## Written problem
Transcribe the whole listing without a single picture.
══════════
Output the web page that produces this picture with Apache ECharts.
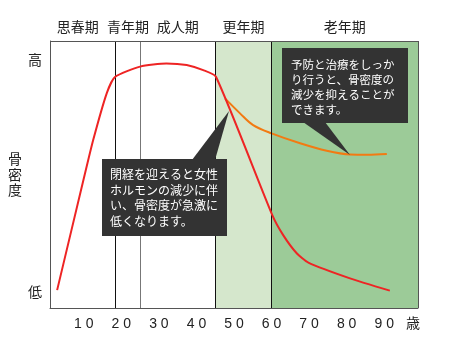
<!DOCTYPE html>
<html>
<head>
<meta charset="utf-8">
<script src="https://cdn.jsdelivr.net/npm/echarts@6/dist/echarts.min.js"></script>
<style>
html,body{margin:0;padding:0;background:#fff;}
#chart{width:459px;height:345px;}
</style>
</head>
<body>
<div id="chart"></div>
<script>
// ---- data ----
const periodNames = ['思春期', '青年期', '成人期', '更年期', '老年期'];
const periodBounds = [1, 18.5, 25, 45, 60, 99];
const xTickValues = [10, 20, 30, 40, 50, 60, 70, 80, 90];
const xUnit = '歳';
const yTickValues = [6, 93];
const yTickLabels = ['低', '高'];
const yName = '骨密度';

const redAges   = [2.9, 9.9, 12.5, 16.1, 18.3, 25, 32, 37.4, 41.8, 45.2, 60.2, 63.1, 66.7, 69.8, 80.9, 91.5];
const redValues = [6.7, 47.9, 62.9, 80.4, 86.5, 90.4, 91.6, 91.0, 89.1, 86.6, 34.8, 27.3, 20.5, 17.0, 11.1, 6.5];

const orangeAges   = [47.6, 51.6, 55.1, 60.0, 67.6, 74.7, 80.9, 85.5, 90.7];
const orangeValues = [78.5, 72.9, 68.5, 65.4, 61.7, 58.9, 57.5, 57.4, 57.7];

const note1Lines = ['閉経を迎えると女性', 'ホルモンの減少に伴', 'い、骨密度が急激に', '低くなります。'];
const note2Lines = ['予防と治療をしっか', 'り行うと、骨密度の', '減少を抑えることが', 'できます。'];

// ---- build ----
const JP = '"Noto Sans CJK JP", sans-serif';
const pairs = (xs, ys) => xs.map((x, i) => [x, ys[i]]);

const areaFill = {3: '#d5e7cc', 4: '#9ccb98'};
const areaData = periodNames.map((name, i) => [
  {
    name: name,
    xAxis: periodBounds[i],
    itemStyle: {color: areaFill[i] || 'rgba(0,0,0,0)'},
    label: {offset: i === 0 ? [-5, 0] : [0, 0]}
  },
  {xAxis: periodBounds[i + 1]}
]);

const lineData = periodBounds.slice(1, 5).map((b, i) => ({
  xAxis: b,
  lineStyle: {color: i === 1 ? '#777' : '#111', width: 1, type: 'solid'}
}));

const chart = echarts.init(document.getElementById('chart'), null, {renderer: 'canvas'});

function noteGraphics(lines, box, tri, fontSize, lineH) {
  return [
    {type: 'rect', z: 50, shape: {x: box[0], y: box[1], width: box[2], height: box[3]}, style: {fill: '#333333'}},
    {type: 'polygon', z: 50, shape: {points: tri}, style: {fill: '#333333'}},
    {type: 'text', z: 51, x: box[0] + box[4], y: box[1] + box[5],
      style: {text: lines.join('\n'), fill: '#ffffff', font: fontSize + 'px ' + JP, lineHeight: lineH, verticalAlign: 'top', align: 'left'}}
  ];
}

const option = {
  animation: false,
  backgroundColor: '#ffffff',
  grid: {left: 50, right: 41, top: 41, bottom: 37},
  xAxis: {
    type: 'value', min: 1, max: 99, z: 10,
    axisLine: {show: true, lineStyle: {color: '#555', width: 1}},
    axisTick: {show: false},
    splitLine: {show: false},
    axisLabel: {
      customValues: xTickValues,
      formatter: v => String(v).split('').join(' '),
      color: '#222', fontSize: 14, fontFamily: '"Liberation Sans", Arial, sans-serif', margin: 9
    },
    name: xUnit, nameLocation: 'end', nameGap: -5,
    nameTextStyle: {color: '#222', fontSize: 14, fontFamily: JP, align: 'center', verticalAlign: 'top', lineHeight: 30}
  },
  yAxis: {
    type: 'value', min: 0, max: 100, z: 10,
    axisLine: {show: true, lineStyle: {color: '#555', width: 1}},
    axisTick: {show: false},
    splitLine: {show: false},
    axisLabel: {
      customValues: yTickValues,
      formatter: v => yTickLabels[yTickValues.indexOf(v)],
      color: '#222', fontSize: 14, fontFamily: JP, margin: 8
    },
    name: yName.split('').join('\n'), nameLocation: 'middle', nameRotate: 0, nameGap: 8,
    nameTextStyle: {color: '#222', fontSize: 14, fontFamily: JP, lineHeight: 15.5}
  },
  series: [
    {
      type: 'line', data: [], z: 1, silent: true,
      markArea: {
        silent: true,
        label: {show: true, position: 'top', distance: 7, color: '#222', fontSize: 14, fontFamily: JP},
        data: areaData
      }
    },
    {
      type: 'line', data: [], z: 3, silent: true,
      markLine: {silent: true, symbol: 'none', label: {show: false}, data: lineData}
    },
    {
      type: 'line', z: 5, data: pairs(redAges, redValues),
      showSymbol: false, smooth: 0.2,
      lineStyle: {color: '#ee2424', width: 2}
    },
    {
      type: 'line', z: 4, data: pairs(orangeAges, orangeValues),
      showSymbol: false, smooth: 0.35,
      lineStyle: {color: '#f27a12', width: 2}
    },
    // frame top/right
    {
      type: 'line', data: [], z: 9, silent: true,
      markLine: {silent: true, symbol: 'none', label: {show: false},
        lineStyle: {color: '#555', width: 1, type: 'solid'},
        data: [{yAxis: 100}, {xAxis: 99}]}
    }
  ],
  graphic: [].concat(
    noteGraphics(note1Lines, [102, 159, 125, 77, 8, 8], [[192, 160], [215, 160], [229, 111]], 12, 15.5),
    noteGraphics(note2Lines, [282, 48, 126, 75, 9, 9], [[303, 122], [325, 122], [350, 155]], 11.5, 15)
  )
};
chart.setOption(option);
</script>
</body>
</html>
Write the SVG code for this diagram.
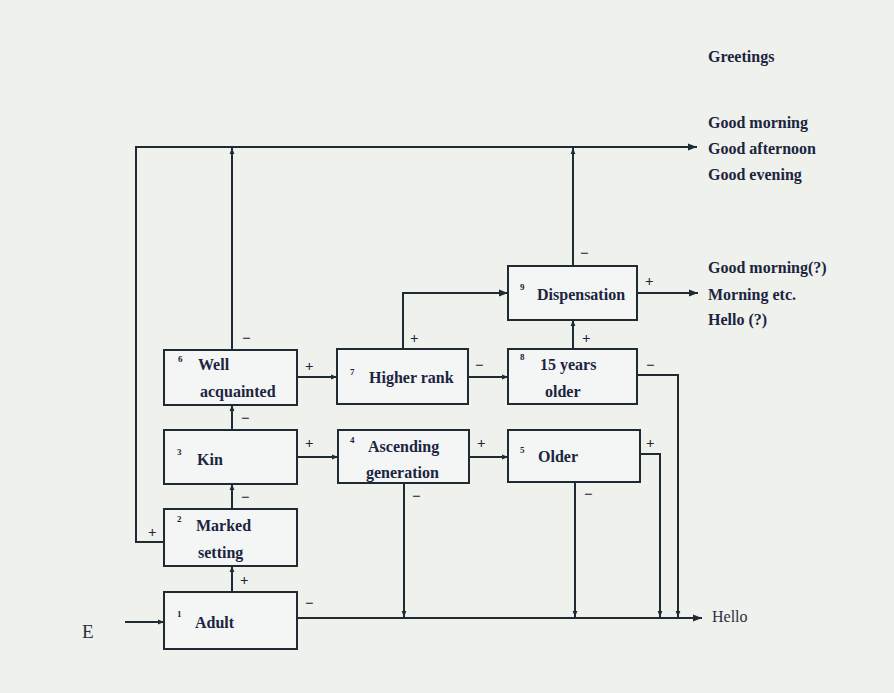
══════════
## Problem solution
Output the web page that produces this picture with Apache ECharts.
<!DOCTYPE html>
<html>
<head>
<meta charset="utf-8">
<script src="https://cdn.jsdelivr.net/npm/echarts@6/dist/echarts.min.js"></script>
<style>
html,body{margin:0;padding:0;background:#fff;}
#chart{width:459px;height:345px;}
</style>
</head>
<body>
<div id="chart"></div>
<script>
// ---- data ----
const periodNames = ['思春期', '青年期', '成人期', '更年期', '老年期'];
const periodBounds = [1, 18.5, 25, 45, 60, 99];
const xTickValues = [10, 20, 30, 40, 50, 60, 70, 80, 90];
const xUnit = '歳';
const yTickValues = [6, 93];
const yTickLabels = ['低', '高'];
const yName = '骨密度';

const redAges   = [2.9, 9.9, 12.5, 16.1, 18.3, 25, 32, 37.4, 41.8, 45.2, 60.2, 63.1, 66.7, 69.8, 80.9, 91.5];
const redValues = [6.7, 47.9, 62.9, 80.4, 86.5, 90.4, 91.6, 91.0, 89.1, 86.6, 34.8, 27.3, 20.5, 17.0, 11.1, 6.5];

const orangeAges   = [47.6, 51.6, 55.1, 60.0, 67.6, 74.7, 80.9, 85.5, 90.7];
const orangeValues = [78.5, 72.9, 68.5, 65.4, 61.7, 58.9, 57.5, 57.4, 57.7];

const note1Lines = ['閉経を迎えると女性', 'ホルモンの減少に伴', 'い、骨密度が急激に', '低くなります。'];
const note2Lines = ['予防と治療をしっか', 'り行うと、骨密度の', '減少を抑えることが', 'できます。'];

// ---- build ----
const JP = '"Noto Sans CJK JP", sans-serif';
const pairs = (xs, ys) => xs.map((x, i) => [x, ys[i]]);

const areaFill = {3: '#d5e7cc', 4: '#9ccb98'};
const areaData = periodNames.map((name, i) => [
  {
    name: name,
    xAxis: periodBounds[i],
    itemStyle: {color: areaFill[i] || 'rgba(0,0,0,0)'},
    label: {offset: i === 0 ? [-5, 0] : [0, 0]}
  },
  {xAxis: periodBounds[i + 1]}
]);

const lineData = periodBounds.slice(1, 5).map((b, i) => ({
  xAxis: b,
  lineStyle: {color: i === 1 ? '#777' : '#111', width: 1, type: 'solid'}
}));

const chart = echarts.init(document.getElementById('chart'), null, {renderer: 'canvas'});

function noteGraphics(lines, box, tri, fontSize, lineH) {
  return [
    {type: 'rect', z: 50, shape: {x: box[0], y: box[1], width: box[2], height: box[3]}, style: {fill: '#333333'}},
    {type: 'polygon', z: 50, shape: {points: tri}, style: {fill: '#333333'}},
    {type: 'text', z: 51, x: box[0] + box[4], y: box[1] + box[5],
      style: {text: lines.join('\n'), fill: '#ffffff', font: fontSize + 'px ' + JP, lineHeight: lineH, verticalAlign: 'top', align: 'left'}}
  ];
}

const option = {
  animation: false,
  backgroundColor: '#ffffff',
  grid: {left: 50, right: 41, top: 41, bottom: 37},
  xAxis: {
    type: 'value', min: 1, max: 99, z: 10,
    axisLine: {show: true, lineStyle: {color: '#555', width: 1}},
    axisTick: {show: false},
    splitLine: {show: false},
    axisLabel: {
      customValues: xTickValues,
      formatter: v => String(v).split('').join(' '),
      color: '#222', fontSize: 14, fontFamily: '"Liberation Sans", Arial, sans-serif', margin: 9
    },
    name: xUnit, nameLocation: 'end', nameGap: -5,
    nameTextStyle: {color: '#222', fontSize: 14, fontFamily: JP, align: 'center', verticalAlign: 'top', lineHeight: 30}
  },
  yAxis: {
    type: 'value', min: 0, max: 100, z: 10,
    axisLine: {show: true, lineStyle: {color: '#555', width: 1}},
    axisTick: {show: false},
    splitLine: {show: false},
    axisLabel: {
      customValues: yTickValues,
      formatter: v => yTickLabels[yTickValues.indexOf(v)],
      color: '#222', fontSize: 14, fontFamily: JP, margin: 8
    },
    name: yName.split('').join('\n'), nameLocation: 'middle', nameRotate: 0, nameGap: 8,
    nameTextStyle: {color: '#222', fontSize: 14, fontFamily: JP, lineHeight: 15.5}
  },
  series: [
    {
      type: 'line', data: [], z: 1, silent: true,
      markArea: {
        silent: true,
        label: {show: true, position: 'top', distance: 7, color: '#222', fontSize: 14, fontFamily: JP},
        data: areaData
      }
    },
    {
      type: 'line', data: [], z: 3, silent: true,
      markLine: {silent: true, symbol: 'none', label: {show: false}, data: lineData}
    },
    {
      type: 'line', z: 5, data: pairs(redAges, redValues),
      showSymbol: false, smooth: 0.2,
      lineStyle: {color: '#ee2424', width: 2}
    },
    {
      type: 'line', z: 4, data: pairs(orangeAges, orangeValues),
      showSymbol: false, smooth: 0.35,
      lineStyle: {color: '#f27a12', width: 2}
    },
    // frame top/right
    {
      type: 'line', data: [], z: 9, silent: true,
      markLine: {silent: true, symbol: 'none', label: {show: false},
        lineStyle: {color: '#555', width: 1, type: 'solid'},
        data: [{yAxis: 100}, {xAxis: 99}]}
    }
  ],
  graphic: [].concat(
    noteGraphics(note1Lines, [102, 159, 125, 77, 8, 8], [[192, 160], [215, 160], [229, 111]], 12, 15.5),
    noteGraphics(note2Lines, [282, 48, 126, 75, 9, 9], [[303, 122], [325, 122], [350, 155]], 11.5, 15)
  )
};
chart.setOption(option);
</script>
</body>
</html>
Write the SVG code for this diagram.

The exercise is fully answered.